» REQUIREMENTS: Without including the pictures, copy out every line below.

----

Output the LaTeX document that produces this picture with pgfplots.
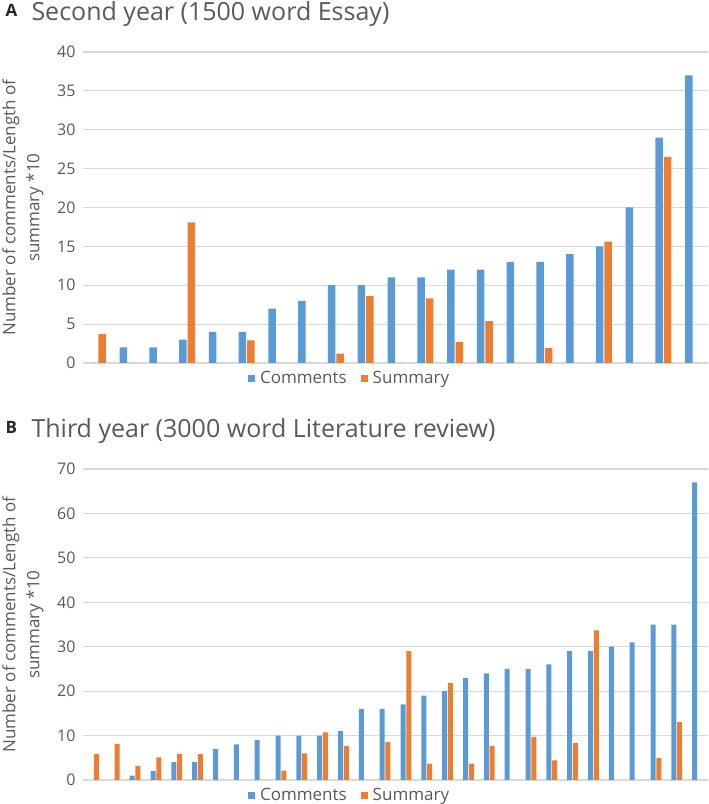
\documentclass[border=0pt]{standalone}
\usepackage{fontspec}
\setmainfont{Open Sans}
\usepackage{pgfplots}
\pgfplotsset{compat=1.18}

\definecolor{cblue}{HTML}{5B9BD5}
\definecolor{corange}{HTML}{ED7D31}
\definecolor{cgrid}{HTML}{D9D9D9}
\definecolor{ctext}{HTML}{595959}

\pgfplotsset{
  excel/.style={
    scale only axis,
    width=625bp, height=311bp,
    anchor=south west,
    ybar, ymin=0,
    axis line style={draw=none},
    ymajorgrids, grid style={cgrid, line width=1.1bp},
    major tick length=0pt,
    xtick=\empty,
    tick label style={font=\fontsize{16bp}{18bp}\selectfont, text=ctext},
    yticklabel style={xshift=-4bp},
    /pgf/number format/assume math mode=true,
    ylabel={Number of comments/Length of\\summary *10},
    ylabel style={at={(axis description cs:-0.096,0.5)}, anchor=center,
      align=center, text=ctext, font=\fontsize{17bp}{24bp}\selectfont},
    legend columns=2,
    legend style={at={(axis description cs:0.4265,0)}, anchor=north, yshift=-4bp,
      draw=none, fill=none, text=ctext, font=\fontsize{17bp}{20bp}\selectfont,
      /tikz/every even column/.append style={column sep=12bp}},
  },
  sq/.style={legend image code/.code={\fill[##1,draw=none] (0bp,-3.5bp) rectangle (7bp,3.5bp);
      \path (0bp,0bp) -- (10bp,0bp);}},
}

\begin{document}
\begin{tikzpicture}
\useasboundingbox (0,0) rectangle (709bp,804bp);

% panel A
\node[anchor=base west, font=\bfseries\fontsize{17bp}{18bp}\selectfont, text=black!85] at (2bp,787bp) {A};
\node[anchor=base west, font=\fontsize{25bp}{28bp}\selectfont, text=ctext] at (28bp,783bp) {Second year (1500 word Essay)};
\begin{axis}[excel, at={(83bp,441bp)},
  xmin=0.5, xmax=21.5, ymax=40, ytick={0,5,...,40}]
\addplot[sq, fill=cblue, draw=none, bar width=7.5bp, bar shift=-4.25bp] coordinates {
(1,0)(2,2)(3,2)(4,3)(5,4)(6,4)(7,7)(8,8)(9,10)(10,10)(11,11)
(12,11)(13,12)(14,12)(15,13)(16,13)(17,14)(18,15)(19,20)(20,29)(21,37)};
\addlegendentry{Comments}
\addplot[sq, fill=corange, draw=none, bar width=7.5bp, bar shift=4.25bp] coordinates {
(1,3.7)(2,0)(3,0)(4,18.1)(5,0)(6,2.9)(7,0)(8,0)(9,1.2)(10,8.6)(11,0)
(12,8.3)(13,2.7)(14,5.4)(15,0)(16,1.9)(17,0)(18,15.6)(19,0)(20,26.5)(21,0)};
\addlegendentry{Summary}
\end{axis}

% panel B
\node[anchor=base west, font=\bfseries\fontsize{17bp}{18bp}\selectfont, text=black!85] at (2bp,370bp) {B};
\node[anchor=base west, font=\fontsize{25bp}{28bp}\selectfont, text=ctext] at (28bp,366bp) {Third year (3000 word Literature review)};
\begin{axis}[excel, at={(83bp,24bp)},
  xmin=0.5, xmax=30.5, ymax=70, ytick={0,10,...,70}]
\addplot[sq, fill=cblue, draw=none, bar width=5bp, bar shift=-2.9bp] coordinates {
(1,0)(2,0)(3,1)(4,2)(5,4)(6,4)(7,7)(8,8)(9,9)(10,10)
(11,10)(12,10)(13,11)(14,16)(15,16)(16,17)(17,19)(18,20)(19,23)(20,24)
(21,25)(22,25)(23,26)(24,29)(25,29)(26,30)(27,31)(28,35)(29,35)(30,67)};
\addlegendentry{Comments}
\addplot[sq, fill=corange, draw=none, bar width=5bp, bar shift=2.9bp] coordinates {
(1,5.8)(2,8.1)(3,3.2)(4,5.1)(5,5.8)(6,5.8)(7,0)(8,0)(9,0)(10,2.1)
(11,6.0)(12,10.7)(13,7.7)(14,0)(15,8.6)(16,29)(17,3.7)(18,21.8)(19,3.7)(20,7.7)
(21,0)(22,9.7)(23,4.4)(24,8.3)(25,33.7)(26,0)(27,0)(28,5.0)(29,13)(30,0)};
\addlegendentry{Summary}
\end{axis}
\end{tikzpicture}
\end{document}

----

» TASK SOLUTION:
Output the LaTeX document that produces this picture with pgfplots.
\documentclass[border=0pt]{standalone}
\usepackage{fontspec}
\setmainfont{Open Sans}
\usepackage{pgfplots}
\pgfplotsset{compat=1.18}

\definecolor{cblue}{HTML}{5B9BD5}
\definecolor{corange}{HTML}{ED7D31}
\definecolor{cgrid}{HTML}{D9D9D9}
\definecolor{ctext}{HTML}{595959}

\pgfplotsset{
  excel/.style={
    scale only axis,
    width=625bp, height=311bp,
    anchor=south west,
    ybar, ymin=0,
    axis line style={draw=none},
    ymajorgrids, grid style={cgrid, line width=1.1bp},
    major tick length=0pt,
    xtick=\empty,
    tick label style={font=\fontsize{16bp}{18bp}\selectfont, text=ctext},
    yticklabel style={xshift=-4bp},
    /pgf/number format/assume math mode=true,
    ylabel={Number of comments/Length of\\summary *10},
    ylabel style={at={(axis description cs:-0.096,0.5)}, anchor=center,
      align=center, text=ctext, font=\fontsize{17bp}{24bp}\selectfont},
    legend columns=2,
    legend style={at={(axis description cs:0.4265,0)}, anchor=north, yshift=-4bp,
      draw=none, fill=none, text=ctext, font=\fontsize{17bp}{20bp}\selectfont,
      /tikz/every even column/.append style={column sep=12bp}},
  },
  sq/.style={legend image code/.code={\fill[##1,draw=none] (0bp,-3.5bp) rectangle (7bp,3.5bp);
      \path (0bp,0bp) -- (10bp,0bp);}},
}

\begin{document}
\begin{tikzpicture}
\useasboundingbox (0,0) rectangle (709bp,804bp);

% panel A
\node[anchor=base west, font=\bfseries\fontsize{17bp}{18bp}\selectfont, text=black!85] at (2bp,787bp) {A};
\node[anchor=base west, font=\fontsize{25bp}{28bp}\selectfont, text=ctext] at (28bp,783bp) {Second year (1500 word Essay)};
\begin{axis}[excel, at={(83bp,441bp)},
  xmin=0.5, xmax=21.5, ymax=40, ytick={0,5,...,40}]
\addplot[sq, fill=cblue, draw=none, bar width=7.5bp, bar shift=-4.25bp] coordinates {
(1,0)(2,2)(3,2)(4,3)(5,4)(6,4)(7,7)(8,8)(9,10)(10,10)(11,11)
(12,11)(13,12)(14,12)(15,13)(16,13)(17,14)(18,15)(19,20)(20,29)(21,37)};
\addlegendentry{Comments}
\addplot[sq, fill=corange, draw=none, bar width=7.5bp, bar shift=4.25bp] coordinates {
(1,3.7)(2,0)(3,0)(4,18.1)(5,0)(6,2.9)(7,0)(8,0)(9,1.2)(10,8.6)(11,0)
(12,8.3)(13,2.7)(14,5.4)(15,0)(16,1.9)(17,0)(18,15.6)(19,0)(20,26.5)(21,0)};
\addlegendentry{Summary}
\end{axis}

% panel B
\node[anchor=base west, font=\bfseries\fontsize{17bp}{18bp}\selectfont, text=black!85] at (2bp,370bp) {B};
\node[anchor=base west, font=\fontsize{25bp}{28bp}\selectfont, text=ctext] at (28bp,366bp) {Third year (3000 word Literature review)};
\begin{axis}[excel, at={(83bp,24bp)},
  xmin=0.5, xmax=30.5, ymax=70, ytick={0,10,...,70}]
\addplot[sq, fill=cblue, draw=none, bar width=5bp, bar shift=-2.9bp] coordinates {
(1,0)(2,0)(3,1)(4,2)(5,4)(6,4)(7,7)(8,8)(9,9)(10,10)
(11,10)(12,10)(13,11)(14,16)(15,16)(16,17)(17,19)(18,20)(19,23)(20,24)
(21,25)(22,25)(23,26)(24,29)(25,29)(26,30)(27,31)(28,35)(29,35)(30,67)};
\addlegendentry{Comments}
\addplot[sq, fill=corange, draw=none, bar width=5bp, bar shift=2.9bp] coordinates {
(1,5.8)(2,8.1)(3,3.2)(4,5.1)(5,5.8)(6,5.8)(7,0)(8,0)(9,0)(10,2.1)
(11,6.0)(12,10.7)(13,7.7)(14,0)(15,8.6)(16,29)(17,3.7)(18,21.8)(19,3.7)(20,7.7)
(21,0)(22,9.7)(23,4.4)(24,8.3)(25,33.7)(26,0)(27,0)(28,5.0)(29,13)(30,0)};
\addlegendentry{Summary}
\end{axis}
\end{tikzpicture}
\end{document}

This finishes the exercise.